Your breakdown of hardware components and the mention of everyday interactions—every tap, scroll, and stream—highlights how integrated and invisible hardware has become. This invisibility is part of the problem; it’s easier to appreciate what we see (apps and interfaces) than what we don’t (processors and power supplies). You rightly challenge that mindset.


The historical perspective—from room-sized machines to wrist-sized marvels—is another standout section. By anchoring modern advances in historical context, you illustrate just how revolutionary hardware innovation has been. Moore’s Law, often reduced to a cliché in tech writing, is used meaningfully here to support your point about exponential progress.
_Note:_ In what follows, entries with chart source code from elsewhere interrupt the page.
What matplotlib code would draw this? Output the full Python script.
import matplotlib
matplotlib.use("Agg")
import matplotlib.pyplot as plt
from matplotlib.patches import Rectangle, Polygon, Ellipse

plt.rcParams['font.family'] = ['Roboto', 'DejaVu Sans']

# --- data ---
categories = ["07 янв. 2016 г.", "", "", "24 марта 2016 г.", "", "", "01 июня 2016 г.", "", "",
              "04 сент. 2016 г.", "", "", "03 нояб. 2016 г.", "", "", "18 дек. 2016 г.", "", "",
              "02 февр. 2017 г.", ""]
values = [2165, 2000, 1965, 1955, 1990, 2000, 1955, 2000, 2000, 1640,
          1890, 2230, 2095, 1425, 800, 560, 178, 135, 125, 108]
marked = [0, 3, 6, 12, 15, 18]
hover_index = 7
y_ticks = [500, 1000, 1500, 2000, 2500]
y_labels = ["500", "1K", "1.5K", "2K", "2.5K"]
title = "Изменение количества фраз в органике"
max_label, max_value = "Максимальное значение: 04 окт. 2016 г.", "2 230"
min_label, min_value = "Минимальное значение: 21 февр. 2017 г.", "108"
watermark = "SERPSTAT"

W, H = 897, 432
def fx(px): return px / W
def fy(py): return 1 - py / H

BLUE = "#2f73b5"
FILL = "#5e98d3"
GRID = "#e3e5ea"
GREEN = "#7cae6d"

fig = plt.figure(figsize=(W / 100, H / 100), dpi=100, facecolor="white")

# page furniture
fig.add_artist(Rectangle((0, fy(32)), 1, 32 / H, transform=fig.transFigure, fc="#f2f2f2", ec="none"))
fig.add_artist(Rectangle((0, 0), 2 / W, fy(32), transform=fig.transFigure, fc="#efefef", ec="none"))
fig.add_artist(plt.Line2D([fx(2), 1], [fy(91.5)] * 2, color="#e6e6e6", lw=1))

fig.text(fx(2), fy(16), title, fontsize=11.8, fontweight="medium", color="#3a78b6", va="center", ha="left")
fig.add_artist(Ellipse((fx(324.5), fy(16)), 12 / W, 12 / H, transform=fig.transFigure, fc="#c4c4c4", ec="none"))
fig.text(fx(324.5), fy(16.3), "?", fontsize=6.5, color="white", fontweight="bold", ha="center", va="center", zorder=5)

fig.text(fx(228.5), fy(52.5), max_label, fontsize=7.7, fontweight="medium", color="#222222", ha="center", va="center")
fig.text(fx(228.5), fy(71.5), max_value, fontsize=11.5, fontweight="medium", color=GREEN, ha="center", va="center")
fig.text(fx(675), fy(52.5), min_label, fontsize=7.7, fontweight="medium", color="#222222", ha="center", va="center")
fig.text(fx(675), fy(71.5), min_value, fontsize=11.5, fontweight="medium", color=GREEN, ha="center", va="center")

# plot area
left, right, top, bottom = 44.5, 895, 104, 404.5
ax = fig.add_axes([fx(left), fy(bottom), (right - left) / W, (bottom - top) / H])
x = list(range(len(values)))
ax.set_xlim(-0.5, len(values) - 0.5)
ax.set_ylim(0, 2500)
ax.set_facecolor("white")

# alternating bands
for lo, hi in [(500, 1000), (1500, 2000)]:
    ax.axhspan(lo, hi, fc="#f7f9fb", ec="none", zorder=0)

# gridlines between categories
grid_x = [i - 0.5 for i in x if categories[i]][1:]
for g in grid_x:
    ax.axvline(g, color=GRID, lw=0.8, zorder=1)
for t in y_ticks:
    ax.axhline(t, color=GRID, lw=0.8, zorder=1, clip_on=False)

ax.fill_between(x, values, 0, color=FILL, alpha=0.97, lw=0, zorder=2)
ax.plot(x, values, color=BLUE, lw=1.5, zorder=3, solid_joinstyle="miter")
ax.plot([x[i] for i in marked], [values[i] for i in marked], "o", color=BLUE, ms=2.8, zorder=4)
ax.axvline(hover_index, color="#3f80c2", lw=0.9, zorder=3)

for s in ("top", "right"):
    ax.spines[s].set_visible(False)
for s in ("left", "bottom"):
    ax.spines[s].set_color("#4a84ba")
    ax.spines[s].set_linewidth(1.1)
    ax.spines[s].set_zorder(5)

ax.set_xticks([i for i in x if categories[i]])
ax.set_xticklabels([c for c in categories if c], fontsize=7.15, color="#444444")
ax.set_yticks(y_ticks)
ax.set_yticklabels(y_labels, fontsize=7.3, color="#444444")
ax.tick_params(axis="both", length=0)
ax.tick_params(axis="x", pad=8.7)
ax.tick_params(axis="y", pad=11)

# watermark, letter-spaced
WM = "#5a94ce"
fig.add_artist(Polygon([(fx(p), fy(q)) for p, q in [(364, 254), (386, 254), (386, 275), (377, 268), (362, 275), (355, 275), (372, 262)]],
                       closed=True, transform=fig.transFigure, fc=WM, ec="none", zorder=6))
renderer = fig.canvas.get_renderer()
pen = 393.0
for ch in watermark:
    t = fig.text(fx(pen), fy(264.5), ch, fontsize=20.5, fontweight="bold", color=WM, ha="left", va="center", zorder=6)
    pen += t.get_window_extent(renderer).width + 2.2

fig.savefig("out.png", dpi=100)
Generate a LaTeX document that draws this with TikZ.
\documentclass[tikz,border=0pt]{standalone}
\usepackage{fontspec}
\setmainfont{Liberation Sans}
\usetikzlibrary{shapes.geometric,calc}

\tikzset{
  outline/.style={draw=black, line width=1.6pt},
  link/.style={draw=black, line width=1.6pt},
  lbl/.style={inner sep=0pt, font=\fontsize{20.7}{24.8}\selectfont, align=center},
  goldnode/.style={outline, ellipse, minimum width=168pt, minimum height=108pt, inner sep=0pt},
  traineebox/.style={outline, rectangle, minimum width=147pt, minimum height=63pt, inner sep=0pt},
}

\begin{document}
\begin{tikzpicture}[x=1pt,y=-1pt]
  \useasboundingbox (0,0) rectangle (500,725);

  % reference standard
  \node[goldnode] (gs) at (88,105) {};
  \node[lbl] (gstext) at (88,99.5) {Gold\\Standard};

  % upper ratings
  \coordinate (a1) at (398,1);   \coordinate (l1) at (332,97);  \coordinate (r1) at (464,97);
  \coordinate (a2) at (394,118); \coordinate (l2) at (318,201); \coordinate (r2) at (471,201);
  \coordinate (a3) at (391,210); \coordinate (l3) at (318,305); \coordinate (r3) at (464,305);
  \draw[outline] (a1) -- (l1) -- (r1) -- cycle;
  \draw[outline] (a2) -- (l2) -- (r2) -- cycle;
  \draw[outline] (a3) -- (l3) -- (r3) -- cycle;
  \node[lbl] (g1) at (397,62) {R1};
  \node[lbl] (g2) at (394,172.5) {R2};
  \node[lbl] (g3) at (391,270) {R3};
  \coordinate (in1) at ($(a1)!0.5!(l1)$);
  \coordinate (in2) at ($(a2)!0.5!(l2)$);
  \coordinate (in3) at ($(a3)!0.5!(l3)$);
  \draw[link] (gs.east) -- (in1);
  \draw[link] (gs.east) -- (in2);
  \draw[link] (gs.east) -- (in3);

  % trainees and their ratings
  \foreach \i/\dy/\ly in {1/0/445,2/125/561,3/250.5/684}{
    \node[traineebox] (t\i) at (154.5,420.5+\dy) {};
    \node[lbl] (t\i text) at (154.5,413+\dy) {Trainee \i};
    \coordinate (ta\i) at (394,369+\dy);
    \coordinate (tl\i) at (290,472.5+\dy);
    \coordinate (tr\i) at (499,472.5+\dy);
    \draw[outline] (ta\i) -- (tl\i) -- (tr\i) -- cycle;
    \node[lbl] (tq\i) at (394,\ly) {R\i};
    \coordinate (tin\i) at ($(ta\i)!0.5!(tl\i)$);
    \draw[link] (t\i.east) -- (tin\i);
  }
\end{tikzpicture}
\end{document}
However, to add a slightly controversial yet constructive note: your article, while poetic and insightful, perhaps underplays one critical issue—the unsustainable consumption of hardware. You briefly touch on sustainability toward the end, which is commendable, but a deeper dive would have added a sharper edge. The lifecycle of hardware is fraught with ethical dilemmas: rare earth mineral extraction, labor conditions in manufacturing, and the growing e-waste crisis. These are not side notes; they are central to the conversation about hardware's future.


Yes, biodegradable boards and modular designs are promising, but they’re still far from mainstream adoption. Meanwhile, tech giants continue to push annual upgrades, making hardware obsolescence a built-in feature of the business model. If we’re to truly “respect the metal,” we must also question the economic and environmental systems that surround its production and disposal.
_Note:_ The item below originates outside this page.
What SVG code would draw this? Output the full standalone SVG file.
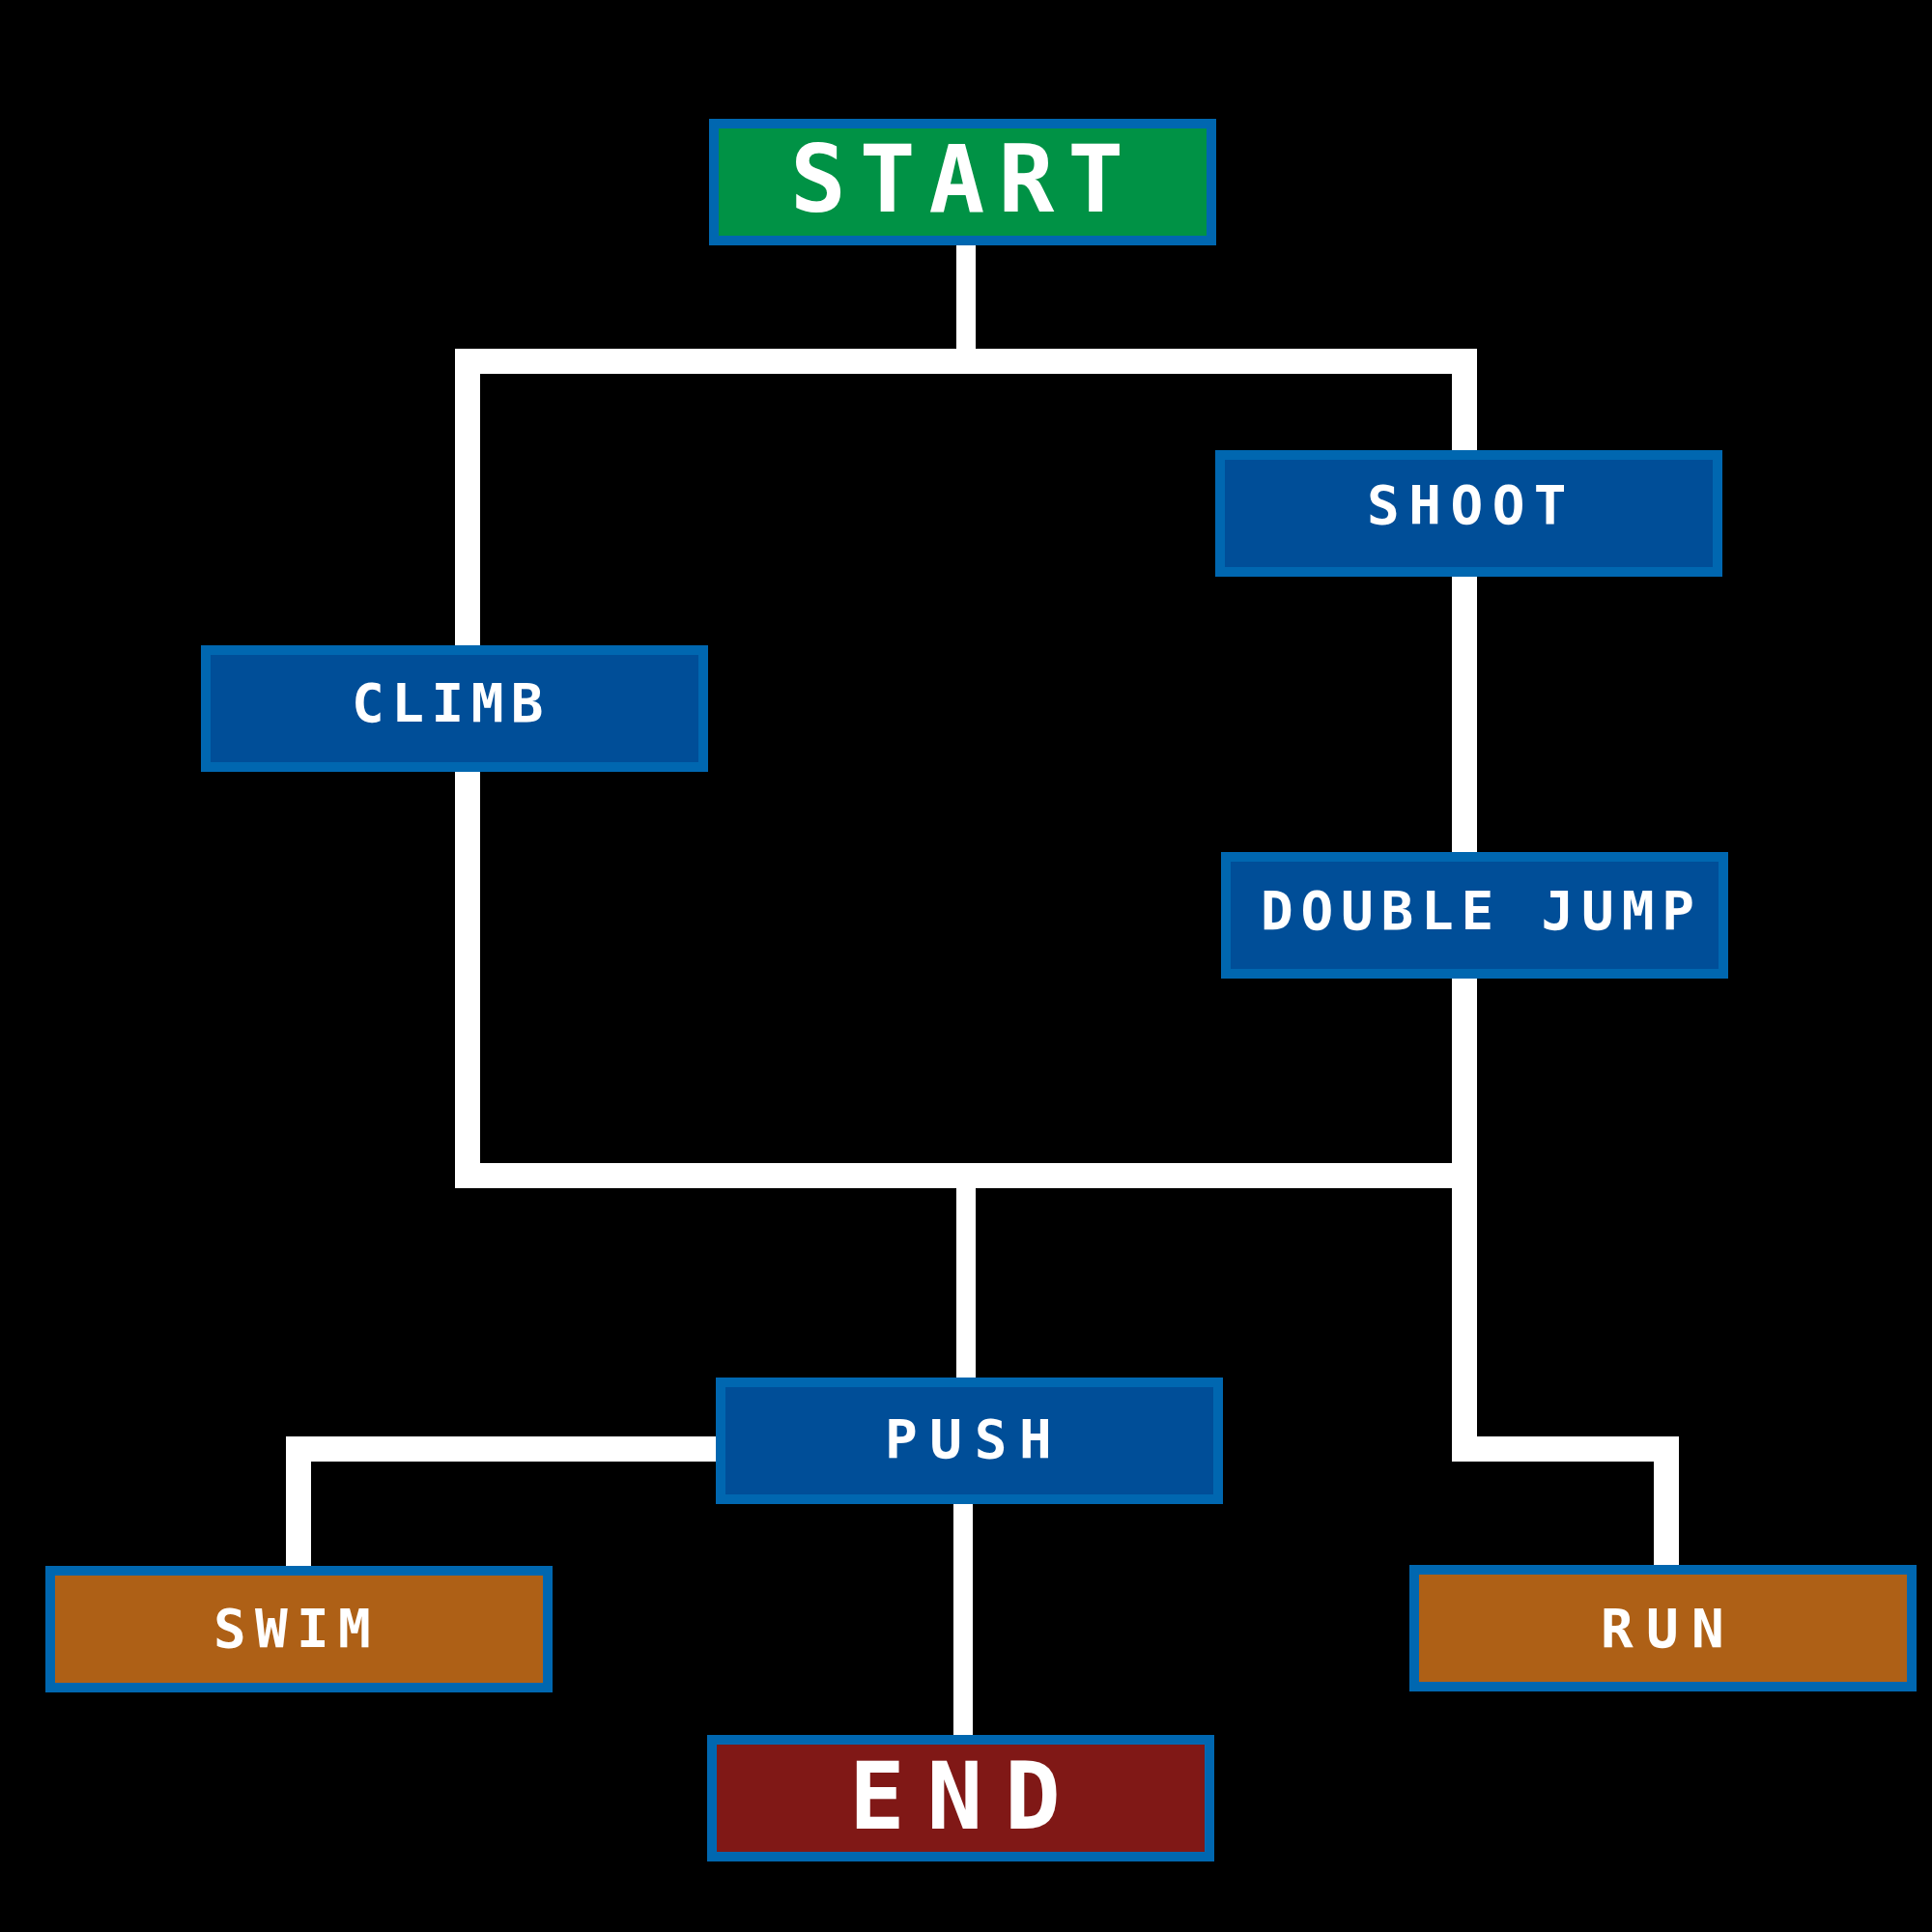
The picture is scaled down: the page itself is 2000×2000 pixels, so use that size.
<svg xmlns="http://www.w3.org/2000/svg" width="2000" height="2000" viewBox="0 0 2000 2000">
<style>
.box{stroke:#0067B0;stroke-width:10}
.blue{fill:#004E98}
.green{fill:#009245}
.brown{fill:#AE6016}
.red{fill:#801816}
.lbl{font-family:"DejaVu Sans Mono","Liberation Mono",monospace;font-weight:bold;fill:#FFFFFF}
.sm{font-size:56px}
.lg{font-size:96px}
.wire{fill:none;stroke:#FFFFFF;stroke-linejoin:miter;stroke-linecap:butt}
.w26{stroke-width:26}
.w20{stroke-width:20}
</style>
<rect x="0" y="0" width="2000" height="2000" fill="#000000"/>
<g id="connectors">
<path class="wire w20" d="M1000,253 V374"/>
<path class="wire w26" d="M484,668 V374 H1516 V466"/>
<path class="wire w26" d="M1516,597 V882"/>
<path class="wire w26" d="M484,799 V1217 H1516"/>
<path class="wire w26" d="M1516,1013 V1500 H1725 V1620"/>
<path class="wire w20" d="M1000,1230 V1426"/>
<path class="wire w26" d="M741,1500 H309 V1621"/>
<path class="wire w20" d="M997,1557 V1796"/>
</g>
<g id="start">
<rect class="box green" x="739" y="128" width="515" height="121"/>
<text class="lbl lg" x="818" y="219" letter-spacing="14">START</text>
</g>
<g id="shoot">
<rect class="box blue" x="1263" y="471" width="515" height="121"/>
<text class="lbl sm" x="1415" y="542" letter-spacing="9.5">SHOOT</text>
</g>
<g id="climb">
<rect class="box blue" x="213" y="673" width="515" height="121"/>
<text class="lbl sm" x="364" y="747" letter-spacing="7.5">CLIMB</text>
</g>
<g id="double-jump">
<rect class="box blue" x="1269" y="887" width="515" height="121"/>
<text class="lbl sm" x="1305" y="962" letter-spacing="7.8">DOUBLE JUMP</text>
</g>
<g id="push">
<rect class="box blue" x="746" y="1431" width="515" height="121"/>
<text class="lbl sm" x="916" y="1509" letter-spacing="12.6">PUSH</text>
</g>
<g id="swim">
<rect class="box brown" x="52" y="1626" width="515" height="121"/>
<text class="lbl sm" x="221" y="1705" letter-spacing="9.3">SWIM</text>
</g>
<g id="run">
<rect class="box brown" x="1464" y="1625" width="515" height="121"/>
<text class="lbl sm" x="1657" y="1705" letter-spacing="13.3">RUN</text>
</g>
<g id="end">
<rect class="box red" x="737" y="1801" width="515" height="121"/>
<text class="lbl lg" x="879" y="1893" letter-spacing="22.7">END</text>
</g>
</svg>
Your vision of AI and hardware convergence is exhilarating. Real-time translation, autonomous vehicles, and adaptive smart devices all hinge on robust physical infrastructure. However, we must also be cautious. The energy demands of these innovations—especially AI training and inference on hardware—can be enormous. Are we innovating responsibly, or racing toward a future we may not be able to sustain?


In conclusion, your article is a timely and necessary tribute to the often-ignored world of hardware. It’s logical, well-structured, and engaging. With just a bit more critical depth on the darker side of hardware’s evolution, it could serve not only as a celebration but also as a call to accountability.